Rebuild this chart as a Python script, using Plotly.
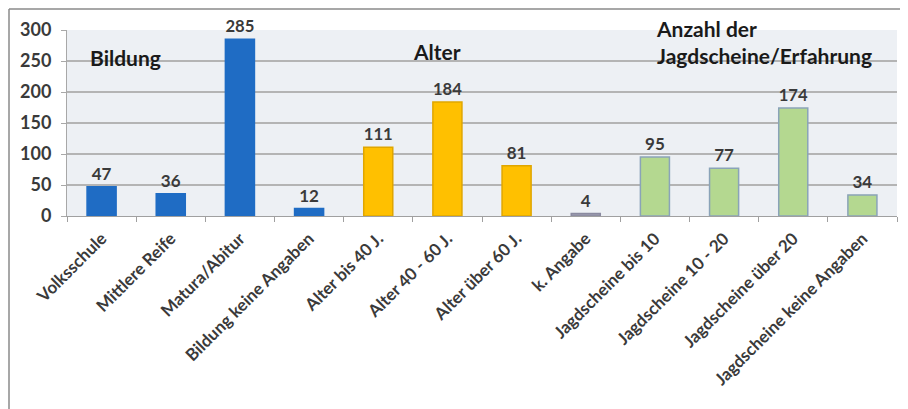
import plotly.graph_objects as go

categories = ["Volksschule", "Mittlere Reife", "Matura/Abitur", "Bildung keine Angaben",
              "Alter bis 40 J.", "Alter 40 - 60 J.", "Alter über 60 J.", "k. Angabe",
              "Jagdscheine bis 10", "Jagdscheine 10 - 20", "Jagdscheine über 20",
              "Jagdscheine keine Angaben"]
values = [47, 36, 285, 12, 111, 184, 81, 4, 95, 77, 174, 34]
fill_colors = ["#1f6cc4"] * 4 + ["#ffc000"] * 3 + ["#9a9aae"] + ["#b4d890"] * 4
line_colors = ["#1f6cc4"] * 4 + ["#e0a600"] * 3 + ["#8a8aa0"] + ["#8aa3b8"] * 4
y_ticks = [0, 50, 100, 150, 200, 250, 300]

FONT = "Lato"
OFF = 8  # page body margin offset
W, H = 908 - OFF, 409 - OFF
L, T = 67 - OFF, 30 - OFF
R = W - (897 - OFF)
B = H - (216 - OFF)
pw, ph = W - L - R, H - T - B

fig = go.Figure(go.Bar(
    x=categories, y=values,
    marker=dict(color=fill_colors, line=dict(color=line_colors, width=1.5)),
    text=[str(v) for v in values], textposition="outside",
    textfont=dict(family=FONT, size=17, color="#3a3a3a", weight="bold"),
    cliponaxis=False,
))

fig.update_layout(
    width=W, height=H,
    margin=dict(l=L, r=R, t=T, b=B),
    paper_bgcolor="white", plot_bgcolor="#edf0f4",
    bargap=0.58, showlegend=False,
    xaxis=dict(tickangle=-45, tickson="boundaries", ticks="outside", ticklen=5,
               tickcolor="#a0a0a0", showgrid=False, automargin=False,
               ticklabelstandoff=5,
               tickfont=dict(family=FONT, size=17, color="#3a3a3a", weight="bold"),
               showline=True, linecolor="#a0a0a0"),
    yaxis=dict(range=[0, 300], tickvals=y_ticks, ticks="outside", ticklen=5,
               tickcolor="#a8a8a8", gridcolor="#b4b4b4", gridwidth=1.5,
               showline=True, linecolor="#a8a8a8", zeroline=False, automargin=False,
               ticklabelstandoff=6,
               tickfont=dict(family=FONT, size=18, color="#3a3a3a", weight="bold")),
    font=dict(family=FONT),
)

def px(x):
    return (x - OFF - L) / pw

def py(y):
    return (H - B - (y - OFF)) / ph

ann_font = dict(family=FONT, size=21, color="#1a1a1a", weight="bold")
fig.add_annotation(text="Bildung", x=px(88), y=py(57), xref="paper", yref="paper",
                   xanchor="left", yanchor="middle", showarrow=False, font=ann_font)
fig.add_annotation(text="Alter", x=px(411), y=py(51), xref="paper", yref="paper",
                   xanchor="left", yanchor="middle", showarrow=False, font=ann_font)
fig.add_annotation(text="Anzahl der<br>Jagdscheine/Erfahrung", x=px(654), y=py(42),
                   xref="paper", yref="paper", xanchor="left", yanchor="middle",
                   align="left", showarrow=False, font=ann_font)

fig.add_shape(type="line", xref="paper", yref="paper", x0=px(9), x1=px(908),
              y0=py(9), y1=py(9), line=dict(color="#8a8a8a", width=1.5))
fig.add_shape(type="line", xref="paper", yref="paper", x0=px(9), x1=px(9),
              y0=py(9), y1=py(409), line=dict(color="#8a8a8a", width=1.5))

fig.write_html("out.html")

----

Your task is an exact transcription of all the data, minus the pictures.

Rebuild this chart as a Python script, using Plotly.
import plotly.graph_objects as go

categories = ["Volksschule", "Mittlere Reife", "Matura/Abitur", "Bildung keine Angaben",
              "Alter bis 40 J.", "Alter 40 - 60 J.", "Alter über 60 J.", "k. Angabe",
              "Jagdscheine bis 10", "Jagdscheine 10 - 20", "Jagdscheine über 20",
              "Jagdscheine keine Angaben"]
values = [47, 36, 285, 12, 111, 184, 81, 4, 95, 77, 174, 34]
fill_colors = ["#1f6cc4"] * 4 + ["#ffc000"] * 3 + ["#9a9aae"] + ["#b4d890"] * 4
line_colors = ["#1f6cc4"] * 4 + ["#e0a600"] * 3 + ["#8a8aa0"] + ["#8aa3b8"] * 4
y_ticks = [0, 50, 100, 150, 200, 250, 300]

FONT = "Lato"
OFF = 8  # page body margin offset
W, H = 908 - OFF, 409 - OFF
L, T = 67 - OFF, 30 - OFF
R = W - (897 - OFF)
B = H - (216 - OFF)
pw, ph = W - L - R, H - T - B

fig = go.Figure(go.Bar(
    x=categories, y=values,
    marker=dict(color=fill_colors, line=dict(color=line_colors, width=1.5)),
    text=[str(v) for v in values], textposition="outside",
    textfont=dict(family=FONT, size=17, color="#3a3a3a", weight="bold"),
    cliponaxis=False,
))

fig.update_layout(
    width=W, height=H,
    margin=dict(l=L, r=R, t=T, b=B),
    paper_bgcolor="white", plot_bgcolor="#edf0f4",
    bargap=0.58, showlegend=False,
    xaxis=dict(tickangle=-45, tickson="boundaries", ticks="outside", ticklen=5,
               tickcolor="#a0a0a0", showgrid=False, automargin=False,
               ticklabelstandoff=5,
               tickfont=dict(family=FONT, size=17, color="#3a3a3a", weight="bold"),
               showline=True, linecolor="#a0a0a0"),
    yaxis=dict(range=[0, 300], tickvals=y_ticks, ticks="outside", ticklen=5,
               tickcolor="#a8a8a8", gridcolor="#b4b4b4", gridwidth=1.5,
               showline=True, linecolor="#a8a8a8", zeroline=False, automargin=False,
               ticklabelstandoff=6,
               tickfont=dict(family=FONT, size=18, color="#3a3a3a", weight="bold")),
    font=dict(family=FONT),
)

def px(x):
    return (x - OFF - L) / pw

def py(y):
    return (H - B - (y - OFF)) / ph

ann_font = dict(family=FONT, size=21, color="#1a1a1a", weight="bold")
fig.add_annotation(text="Bildung", x=px(88), y=py(57), xref="paper", yref="paper",
                   xanchor="left", yanchor="middle", showarrow=False, font=ann_font)
fig.add_annotation(text="Alter", x=px(411), y=py(51), xref="paper", yref="paper",
                   xanchor="left", yanchor="middle", showarrow=False, font=ann_font)
fig.add_annotation(text="Anzahl der<br>Jagdscheine/Erfahrung", x=px(654), y=py(42),
                   xref="paper", yref="paper", xanchor="left", yanchor="middle",
                   align="left", showarrow=False, font=ann_font)

fig.add_shape(type="line", xref="paper", yref="paper", x0=px(9), x1=px(908),
              y0=py(9), y1=py(9), line=dict(color="#8a8a8a", width=1.5))
fig.add_shape(type="line", xref="paper", yref="paper", x0=px(9), x1=px(9),
              y0=py(9), y1=py(409), line=dict(color="#8a8a8a", width=1.5))

fig.write_html("out.html")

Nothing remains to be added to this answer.